A look at the translation files shows how Lingui can solve that coupling problem; it generates an object with the content of the strings used as the keys. This way my translations are looked up by content, rather than via their location in some stucture. Since Lingui defaults to showing the message id (which is actually the English content string from the source) we’ll just edit the French messages file.

[mike@longshot lingui]$ cat locale/fr/messages.json 
{
  "I do like a bit of gorgonzola.": {
    "translation": "Je aime un peu de gorgonzola.",
    "origin": [
      [
        "index.js",
        3
      ]
    ]
  },
  "Not even Wensleydale?": {
    "translation": "Pas même Wensleydale?",
    "origin": [
      [
        "index.js",
        4
      ]
    ]
  }
}

With that done we need to compile the json into JS files for use with lingui compile. The missing piece now is the how those i18n.t tagged template literals are going to produce our translated strings at runtime, and the answer is babel-plugin-lingui-transform-js.

Since a picture is worth a thousand words, I think the best way to explain it is this:

[mike@longshot lingui]$ cat index.js | babel --plugins lingui-transform-js
const { i18n } = require('lingui-i18n');

i18n._('I do like a bit of gorgonzola.');
i18n._('Not even Wensleydale?');

As you can see, all the calls to i18n.t`` are replaced with calls to i18n._(). This is underscore function is the low level api that Lingui uses to actually give you the translated strings.

Now that we know that, let’s take a look at what using the library looks like.

[mike@longshot lingui]$ node
> var { i18n, unpackCatalog } = require('lingui-i18n')
undefined
> i18n.load({fr: unpackCatalog(require('./locale/fr/messages.js')), en: unpackCatalog(require('./locale/en/messages.js'))})
undefined
> i18n.availableLanguages
[ 'fr', 'en' ]>
> i18n.activate('en')
undefined
> i18n._('I do like a bit of gorgonzola.')
'I do like a bit of gorgonzola.'
> i18n.activate('fr')
undefined
> i18n._('I do like a bit of gorgonzola.')
'Je aime un peu de gorgonzola.'

Lingui has some more tricks up it’s sleeve like pluralization, but one of the things I’m happiest about is that this approach also solves that “unused messages” problem that I mentioned.

If we delete our “Not even Wensleydale?” message and run lingui extract again we can see the benefits of this static analysis style approach: Lingui knows when there is nothing referencing a message, and marks it as obsolete.

[mike@longshot lingui]$ cat locale/fr/messages.json 
{
  "I do like a bit of gorgonzola.": {
    "translation": "Je aime un peu de gorgonzola.",
    "origin": [
      [
        "index.js",
        3
      ]
    ]
  },
  "Not even Wensleydale?": {
    "translation": "Pas même Wensleydale?",
    "origin": [
      [
        "index.js",
        4
      ]
    ],
    "obsolete": true
  }
}

Better still, Lingui will clean out the obsolete messages for you with lingui extract --clean.

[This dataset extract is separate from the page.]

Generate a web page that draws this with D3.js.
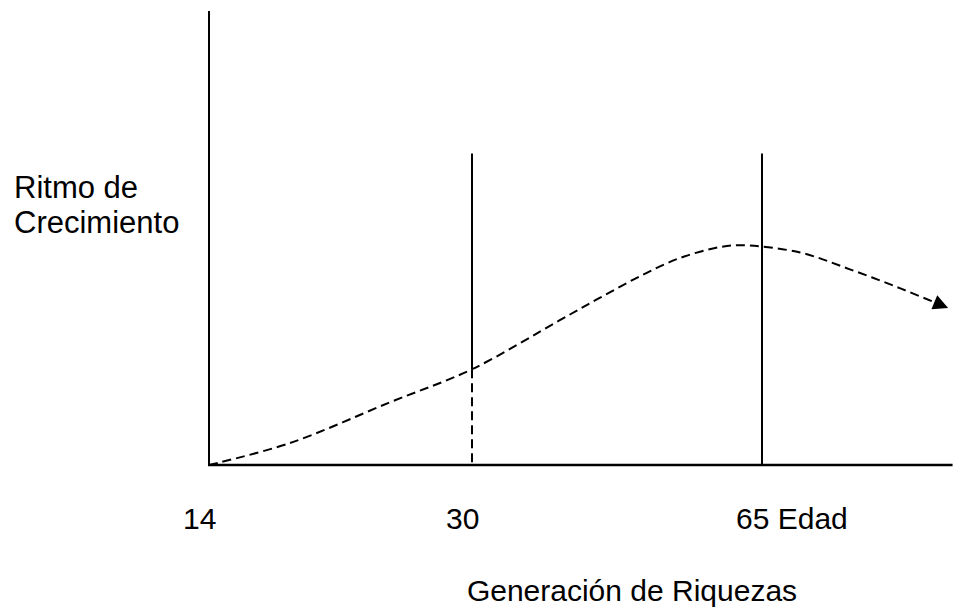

[mike@longshot lingui]$ lingui extract --clean
Extracting messages from source files…
Collecting all messages…
Writing message catalogues…
Messages extracted!

Catalog statistics:
┌──────────┬─────────────┬─────────┐
│ Language │ Total count │ Missing │
├──────────┼─────────────┼─────────┤
│ en       │      1      │    1    │
│ fr       │      1      │    0    │
└──────────┴─────────────┴─────────┘

(use "lingui add-locale <language>" to add more locales)
(use "lingui extract" to update catalogs with new messages)
(use "lingui compile" to compile catalogs for production)
[mike@longshot lingui]$ cat locale/fr/messages.json 
{
  "I do like a bit of gorgonzola.": {
    "translation": "Je aime un peu de gorgonzola.",
    "origin": [
      [
        "index.js",
        3
      ]
    ]
  }
}

For me this is pretty much the holy grail for i18n. Here I’ve focused on using Lingui without any other libraries, but it’s just as awesome with React. With locale files that can be plausibly handed over to a translator, and tooling that both find and remove translations Lingui has become my goto i18n library.